— Start —

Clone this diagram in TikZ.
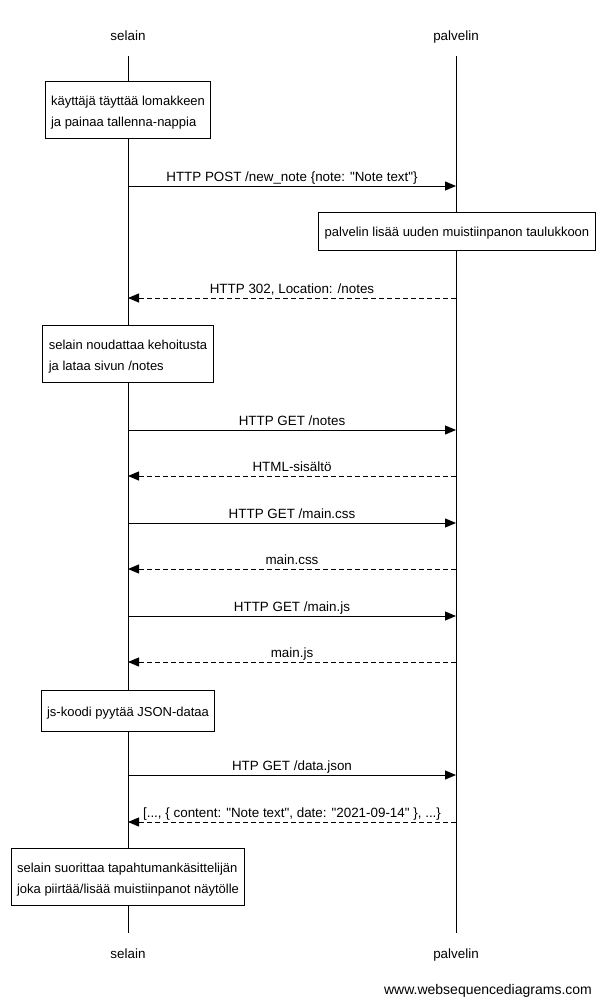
\documentclass[tikz,border=0pt]{standalone}
\usepackage{fontspec}
\setmainfont{Liberation Sans}
\newfontfamily\wsdfont{Liberation Sans}
\usepackage{tikz}
\usetikzlibrary{arrows.meta, positioning}
\newcommand{\notestrut}{\rule{0pt}{14pt}}

\begin{document}
\begin{tikzpicture}[
    x=1pt, y=-1pt,
    % 1. TEXTO BASE
    base/.style={font=\wsdfont\fontsize{13.4pt}{21pt}\selectfont},
    % 2. PARTICIPANTES (arriba y abajo)
    actor/.style={base, inner sep=0pt, text height=10pt, text depth=0pt,
        minimum height=40pt},
    % 3. NOTAS SOBRE LAS LINEAS DE VIDA (dos lineas / una linea)
    note/.style={font=\wsdfont\fontsize{13pt}{21pt}\selectfont,
        draw=black, fill=white, line width=1pt, align=left,
        inner xsep=6pt, inner ysep=9.5pt},
    noteline/.style={note, inner ysep=10pt, text height=14pt, text depth=1pt},
    % 4. MENSAJES
    msg/.style={line width=1pt, -{Triangle[length=11pt, width=9pt]}},
    reply/.style={msg, dash pattern=on 5pt off 3pt},
    msglabel/.style={base, inner sep=0pt, text height=10pt, text depth=3pt,
        above=1.5pt}
]
    \useasboundingbox (0,0) rectangle (603,1006);
    \fill[white] (0,0) rectangle (603,1006);

    % --- PARTICIPANTES ---
    \node[actor] (selainTop)   at (128, 36)  {selain};
    \node[actor] (palvelinTop) at (456, 36)  {palvelin};
    \node[actor] (selainBot)   at (128, 953) {selain};
    \node[actor] (palvelinBot) at (456, 953) {palvelin};

    % --- LINEAS DE VIDA ---
    \draw[line width=1pt] (selainTop.south) -- (selainBot.north);
    \draw[line width=1pt] (palvelinTop.south) -- (palvelinBot.north);

    % --- FILAS DE LOS MENSAJES ---
    \coordinate (r1) at (0, 186);
    \coordinate (r2) at (0, 298);
    \coordinate (r3) at (0, 430);
    \coordinate (r4) at (0, 476);
    \coordinate (r5) at (0, 523);
    \coordinate (r6) at (0, 569);
    \coordinate (r7) at (0, 616);
    \coordinate (r8) at (0, 662);
    \coordinate (r9) at (0, 775);
    \coordinate (r10) at (0, 822);

    % --- NOTAS ---
    \node[note] (lomake) at (128, 110)
        {\notestrut käyttäjä täyttää lomakkeen\\ja painaa tallenna-nappia};
    \node[noteline, text depth=4pt] (tallennus) at (457, 231)
        {palvelin lisää uuden muistiinpanon taulukkoon};
    \node[note] (uudelleen) at (128, 354)
        {\notestrut selain noudattaa kehoitusta\\ja lataa sivun /notes};
    \node[noteline, text height=16pt, text depth=5pt] (jskoodi) at (128, 710.5)
        {js-koodi pyytää JSON-dataa};
    \node[note] (render) at (128, 877)
        {\notestrut selain suorittaa tapahtumankäsittelijän\\joka piirtää/lisää muistiinpanot näytölle};

    % --- MENSAJES selain <-> palvelin ---
    \draw[msg] (selainTop |- r1) -- node[msglabel]
        {HTTP POST /new\_note \{note: "Note text"\}} (palvelinTop |- r1);
    \draw[reply] (palvelinTop |- r2) -- node[msglabel]
        {HTTP 302, Location: /notes} (selainTop |- r2);
    \draw[msg] (selainTop |- r3) -- node[msglabel] {HTTP GET /notes} (palvelinTop |- r3);
    \draw[reply] (palvelinTop |- r4) -- node[msglabel] {HTML-sisältö} (selainTop |- r4);
    \draw[msg] (selainTop |- r5) -- node[msglabel] {HTTP GET /main.css} (palvelinTop |- r5);
    \draw[reply] (palvelinTop |- r6) -- node[msglabel] {main.css} (selainTop |- r6);
    \draw[msg] (selainTop |- r7) -- node[msglabel] {HTTP GET /main.js} (palvelinTop |- r7);
    \draw[reply] (palvelinTop |- r8) -- node[msglabel] {main.js} (selainTop |- r8);
    \draw[msg] (selainTop |- r9) -- node[msglabel] {HTP GET /data.json} (palvelinTop |- r9);
    \draw[reply] (palvelinTop |- r10) -- node[msglabel]
        {[..., \{ content: "Note text", date: "2021-09-14" \}, ...\}} (selainTop |- r10);

    % --- MARCA DE AGUA ---
    \node[base, font=\wsdfont\fontsize{14pt}{17pt}\selectfont] (marca) at (488, 991)
        {www.websequencediagrams.com};

\end{tikzpicture}
\end{document}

— End —

*Stated task*.
Pictures are excluded: retype only the lines from the beginning of the listing above through the line with "at (0, 822);", both included.

*The output*.
Clone this diagram in TikZ.
\documentclass[tikz,border=0pt]{standalone}
\usepackage{fontspec}
\setmainfont{Liberation Sans}
\newfontfamily\wsdfont{Liberation Sans}
\usepackage{tikz}
\usetikzlibrary{arrows.meta, positioning}
\newcommand{\notestrut}{\rule{0pt}{14pt}}

\begin{document}
\begin{tikzpicture}[
    x=1pt, y=-1pt,
    % 1. TEXTO BASE
    base/.style={font=\wsdfont\fontsize{13.4pt}{21pt}\selectfont},
    % 2. PARTICIPANTES (arriba y abajo)
    actor/.style={base, inner sep=0pt, text height=10pt, text depth=0pt,
        minimum height=40pt},
    % 3. NOTAS SOBRE LAS LINEAS DE VIDA (dos lineas / una linea)
    note/.style={font=\wsdfont\fontsize{13pt}{21pt}\selectfont,
        draw=black, fill=white, line width=1pt, align=left,
        inner xsep=6pt, inner ysep=9.5pt},
    noteline/.style={note, inner ysep=10pt, text height=14pt, text depth=1pt},
    % 4. MENSAJES
    msg/.style={line width=1pt, -{Triangle[length=11pt, width=9pt]}},
    reply/.style={msg, dash pattern=on 5pt off 3pt},
    msglabel/.style={base, inner sep=0pt, text height=10pt, text depth=3pt,
        above=1.5pt}
]
    \useasboundingbox (0,0) rectangle (603,1006);
    \fill[white] (0,0) rectangle (603,1006);

    % --- PARTICIPANTES ---
    \node[actor] (selainTop)   at (128, 36)  {selain};
    \node[actor] (palvelinTop) at (456, 36)  {palvelin};
    \node[actor] (selainBot)   at (128, 953) {selain};
    \node[actor] (palvelinBot) at (456, 953) {palvelin};

    % --- LINEAS DE VIDA ---
    \draw[line width=1pt] (selainTop.south) -- (selainBot.north);
    \draw[line width=1pt] (palvelinTop.south) -- (palvelinBot.north);

    % --- FILAS DE LOS MENSAJES ---
    \coordinate (r1) at (0, 186);
    \coordinate (r2) at (0, 298);
    \coordinate (r3) at (0, 430);
    \coordinate (r4) at (0, 476);
    \coordinate (r5) at (0, 523);
    \coordinate (r6) at (0, 569);
    \coordinate (r7) at (0, 616);
    \coordinate (r8) at (0, 662);
    \coordinate (r9) at (0, 775);
    \coordinate (r10) at (0, 822);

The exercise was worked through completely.